Les nouveaux fours de cuisson permettent à la clientèle de réaliser des économies, mais le projet est bien plus largement profitable pour les investisseurs. Il reste également opaque d'un point de vue financier : les prix des fours ne sont pas communiqués, ceux des certificats sont une affaire privée de KliK et de ses partenaires commerciaux. L'OFEV ne vérifie pas non plus le plan financier, ou autre, du projet. Mais avec la publication de quelques informations supplémentaires faisant suite à la demande invoquant la LTrans, il est clair que les investisseurs devraient toucher le pactole. Ceux qui sont derrière ce projet restent invisibles, mais à en croire la documentation du projet, ils devraient pouvoir escompter un rendement annuel de 19,75% sur leur investissement. Ce rendement absurdement élevé est justifié par une comparaison avec les obligations d'État du Ghana. Cette comparaison est sans fondement aucun, les deux choses n'ayant rien à voir l'une avec l'autre. Les risques d'investir dans une obligation d'État d'une nation déjà fortement endettée sont d'une toute autre nature, ce qui explique les rendements élevés (même s'ils ne sont pas légitimés, car les taux d'intérêt élevés pour les États plus pauvres sont effrayants et dévastateurs — mais c’est encore une autre histoire).

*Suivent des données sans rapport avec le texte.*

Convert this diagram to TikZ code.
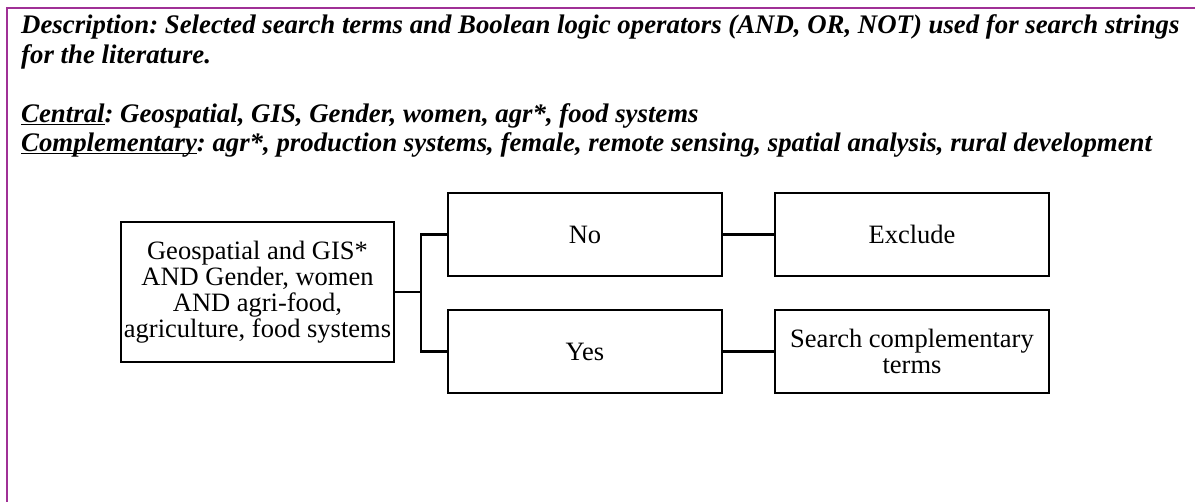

Ici, en revanche, il s'agit d'un projet cofinancé et garanti par des fonds quasi publics ; on pourrait le classer dans la catégorie blended finance, un financement mixte public-privé. En effet, les importateurs de carburant prélèvent une taxe sur le carburant en application de la loi sur le CO2. Si les recettes de cette taxe devaient, d'un point de vue purement technique, faire un détour par le trésor public — comme c'est la règle pour d'autres taxes — avant d'être dépensées pour des projets de compensation, il s'agirait de l'argent public des contribuables.

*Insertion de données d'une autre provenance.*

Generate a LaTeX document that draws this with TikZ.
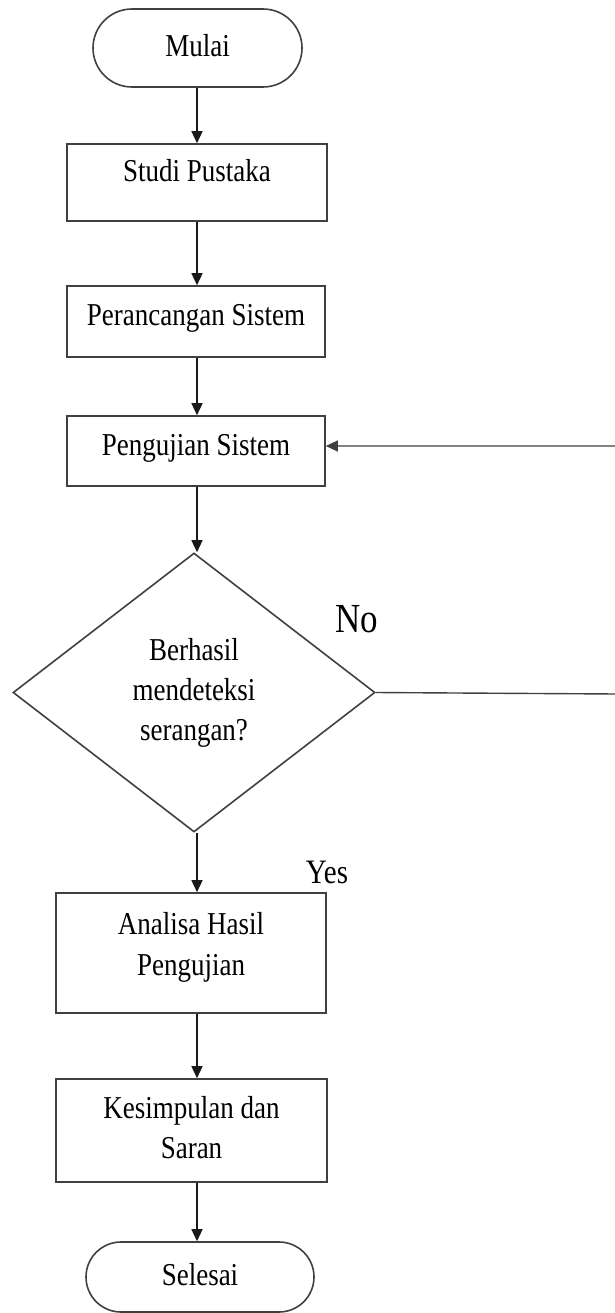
\documentclass[tikz,border=0pt]{standalone}
\usepackage{fontspec}
\setmainfont{Liberation Serif}
\usepackage{graphicx}
\usetikzlibrary{shapes.geometric,shapes.misc,arrows.meta}
\newcommand{\tx}[2][0pt]{\raisebox{#1}[\height][\depth]{\scalebox{1}[1.18]{\begin{tabular}{@{}c@{}}#2\end{tabular}}}}
\tikzset{
  base/.style={draw=black!75, line width=1.6pt, inner sep=0pt, font=\fontsize{27}{34}\selectfont},
  procbox/.style={base, rectangle},
  termbox/.style={base, rounded rectangle, rounded rectangle arc length=180},
  decbox/.style={base, diamond, aspect=1.3},
  arr/.style={-{Triangle[width=11pt,length=12pt]}, line width=1.4pt, black!90},
  lbl/.style={inner sep=0pt}
}
\begin{document}
\begin{tikzpicture}[x=1pt,y=-1pt]
\useasboundingbox (0,0) rectangle (615,1313);
\coordinate (ax) at (197,0);
\node[termbox, minimum width=209pt, minimum height=78pt] (mul) at (197.5,48) {\tx{Mulai}};
\node[procbox, minimum width=260pt, minimum height=77pt] (stu) at (197,182.5) {\tx[9.5pt]{Studi Pustaka}};
\node[procbox, minimum width=258pt, minimum height=71pt] (per) at (196,321.5) {\tx[4pt]{Perancangan Sistem}};
\node[procbox, minimum width=258pt, minimum height=70pt] (pen) at (196,451) {\tx[4pt]{Pengujian Sistem}};
\node[decbox, minimum width=362pt, minimum height=279pt] (dia) at (194,692.5) {\tx{Berhasil\\mendeteksi\\serangan?}};
\node[procbox, minimum width=270pt, minimum height=120pt] (ana) at (191,953) {\tx[6pt]{Analisa Hasil\\Pengujian}};
\node[procbox, minimum width=271pt, minimum height=103pt] (kes) at (191.5,1130.5) {\tx{Kesimpulan dan\\Saran}};
\node[termbox, minimum width=228pt, minimum height=70pt] (sel) at (200,1277) {\tx{Selesai}};
\node[lbl, font=\fontsize{35}{40}\selectfont] (no) at (357,623) {\tx{No}};
\node[lbl, font=\fontsize{29}{34}\selectfont] (yes) at (327,875) {\tx{Yes}};
\coordinate (far) at (617,694);
\draw[arr] (mul.south -| ax) -- (stu.north -| ax);
\draw[arr] (stu.south -| ax) -- (per.north -| ax);
\draw[arr] (per.south -| ax) -- (pen.north -| ax);
\draw[arr] (pen.south -| ax) -- (dia.north -| ax);
\draw[arr] (dia.south -| ax) -- (ana.north -| ax);
\draw[arr] (ana.south -| ax) -- (kes.north -| ax);
\draw[arr] (kes.south -| ax) -- (sel.north -| ax);
\draw[arr, black!75] (dia.east) -- (far) |- ([yshift=5pt]pen.east);
\end{tikzpicture}
\end{document}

Il existe donc un intérêt public à ce que les recettes de cette taxe soient utilisées efficacement. L'argent doit servir à la protection du climat et au développement durable sur place, plutôt qu’aux rendements mirobolants des investisseurs.

 

Conclusion

Les fours de cuisson efficaces sont un moyen avantageux d'apporter des améliorations dans la vie de nombreuses personnes tout en réduisant les émissions de gaz à effet de serre. Le mécanisme de marché de l'Accord de Paris présente toutefois des contradictions considérables dans la mise en œuvre de projets de protection climatique dans le Sud mondial. Il doit contribuer au développement durable sur place, mais il est conçu comme une affaire potentiellement lucrative pour les investisseurs. Et tandis que certaines émissions sont réduites dans le Sud global, le mécanisme offre une excuse politique pour remettre à plus tard la protection du climat dans un pays aussi prospère que la Suisse.

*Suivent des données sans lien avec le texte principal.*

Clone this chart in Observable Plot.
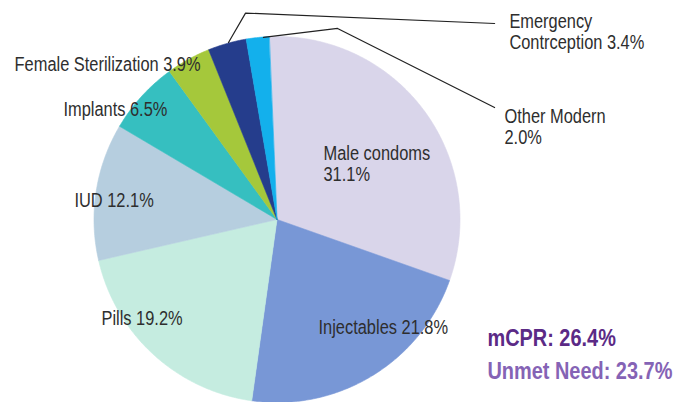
<!DOCTYPE html>
<html>
<head>
<meta charset="utf-8">
<script src="https://cdn.jsdelivr.net/npm/d3@7"></script>
<script src="https://cdn.jsdelivr.net/npm/@observablehq/plot@0.6"></script>
<style>
  html, body { margin: 0; padding: 0; background: #fff; }
  #chart svg { display: block; }
</style>
</head>
<body>
<div id="chart"></div>
<script>
// ---- data ----
const categories = ["Male condoms", "Injectables", "Pills", "IUD", "Implants",
  "Female Sterilization", "Emergency Contrception", "Other Modern"];
const shares = [31.1, 21.8, 19.2, 12.1, 6.5, 3.9, 3.4, 2.0];
const labels = ["Male condoms\n31.1%", "Injectables 21.8%", "Pills 19.2%", "IUD 12.1%",
  "Implants 6.5%", "Female Sterilization 3.9%", "Emergency\nContrception 3.4%", "Other Modern\n2.0%"];
const colors = ["#d9d5ea", "#7897d6", "#c5ece0", "#b6cedf", "#36bfc0", "#a5c83b", "#253d8c", "#13b0ec"];
const summaryLines = ["mCPR: 26.4%", "Unmet Need: 23.7%"];
const summaryColors = ["#5b2a86", "#8563b5"];

// ---- layout (pie units: radius = 1, centre = 0,0) ----
const cx = 276.5, cy = 219, R = 183;
const startDeg = -2.5;
const labelPos = [[0.254, 0.213], [0.227, -0.623], [-0.959, -0.574], [-1.107, 0.071],
  [-1.167, 0.568], [-1.434, 0.814], [1.270, 0.934], [1.243, 0.410]];
const leaders = {
  "Emergency Contrception": [[-0.265, 0.967], [-0.172, 1.128], [1.189, 1.071]],
  "Other Modern": [[-0.074, 0.995], [0.331, 1.044], [1.189, 0.612]]
};
const summaryPos = [[1.150, -0.689], [1.150, -0.869]];
const narrow = 0.82; // horizontal condensing of the sans face

// ---- slices via d3.pie ----
const rad = d => d * Math.PI / 180;
const pie = d3.pie().sort(null).value(d => d.share)
  .startAngle(rad(startDeg)).endAngle(rad(startDeg) + 2 * Math.PI);
const rows = categories.map((c, i) => ({category: c, share: shares[i]}));
const arcs = pie(rows);
const slicePts = [];
arcs.forEach(a => {
  const n = Math.max(8, Math.ceil((a.endAngle - a.startAngle) / 0.01));
  slicePts.push({category: a.data.category, x: 0, y: 0});
  for (let k = 0; k <= n; k++) {
    const t = a.startAngle + (a.endAngle - a.startAngle) * k / n;
    slicePts.push({category: a.data.category, x: Math.sin(t), y: Math.cos(t)});
  }
});

const labelRows = labels.map((l, i) => ({text: l, x: labelPos[i][0], y: labelPos[i][1]}));
const leaderRows = Object.entries(leaders).flatMap(([k, pts]) => pts.map(p => ({k, x: p[0], y: p[1]})));
const summaryRows = summaryLines.map((t, i) => ({text: t, x: summaryPos[i][0], y: summaryPos[i][1], c: summaryColors[i]}));

const font = "'Liberation Sans', Arial, sans-serif";

const chart = Plot.plot({
  width: 689,
  height: 402,
  style: {fontFamily: font, background: "#fff", overflow: "visible"},
  x: {type: "linear", domain: [-1, 1], range: [cx - R, cx + R], axis: null},
  y: {type: "linear", domain: [-1, 1], range: [cy + R, cy - R], axis: null},
  color: {domain: categories, range: colors},
  marks: [
    Plot.line(slicePts, {x: "x", y: "y", z: "category", fill: "category", stroke: "category",
      strokeWidth: 0.6, curve: "linear-closed"}),
    Plot.line(leaderRows, {x: "x", y: "y", z: "k", stroke: "#222", strokeWidth: 1.2}),
    Plot.text(labelRows, {x: "x", y: "y", text: "text", textAnchor: "start", lineAnchor: "bottom",
      lineHeight: 1.05, fontSize: 20, fill: "#2e2e2e"}),
    Plot.text(summaryRows, {x: "x", y: "y", text: "text", textAnchor: "start", lineAnchor: "bottom",
      fontSize: 24.3, fontWeight: "bold", fill: "c"})
  ]
});
document.getElementById("chart").appendChild(chart);

// condense glyphs horizontally (no narrow face installed)
chart.querySelectorAll("text").forEach(t => {
  const spans = t.querySelectorAll("tspan");
  const targets = spans.length ? Array.from(spans) : [t];
  targets.forEach(el => {
    const len = el.getComputedTextLength();
    if (len > 0) {
      el.setAttribute("textLength", (len * narrow).toFixed(1));
      el.setAttribute("lengthAdjust", "spacingAndGlyphs");
    }
  });
});
</script>
</body>
</html>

La transparence dans le commerce de certificats est donc essentielle pour connaître les dessous complexes et potentiellement problématiques des projets de compensation. Le projet de compensation climatique de la Suisse au Ghana en est un exemple éloquent. Ni la surestimation des réductions d'émissions, ni la vente de pesticides toxiques, ni le rendement trop élevé ne ressortaient des documents publiés après l'approbation du projet de fours de cuisson. Ce n'est que suite à une demande invoquant la LTrans et à des recherches plus poussées qu'Alliance Sud a pu dissiper le brouillard de la documentation opaque du projet : celle-ci a révélé l'approbation de méthodes de calcul hasardeuses, des pratiques commerciales des partenaires de mise en œuvre nuisibles à l'environnement et aux populations, ainsi qu'une compréhension douteuse de la transparence de la part des protagonistes majeurs. La possibilité d'un examen public reste cependant décisive pour que les projets de compensation ne compromettent pas la mise en œuvre de l'Accord de Paris.

 

 

Le cas en question est le deuxième projet de compensation de la Suisse dans le cadre de l'Accord de Paris examiné par Alliance Sud. Il y a un an, Alliance Sud et Action de Carême avaient déjà montré pourquoi les nouveaux bus électriques de Bangkok ne remplaçaient pas la protection du climat en Suisse.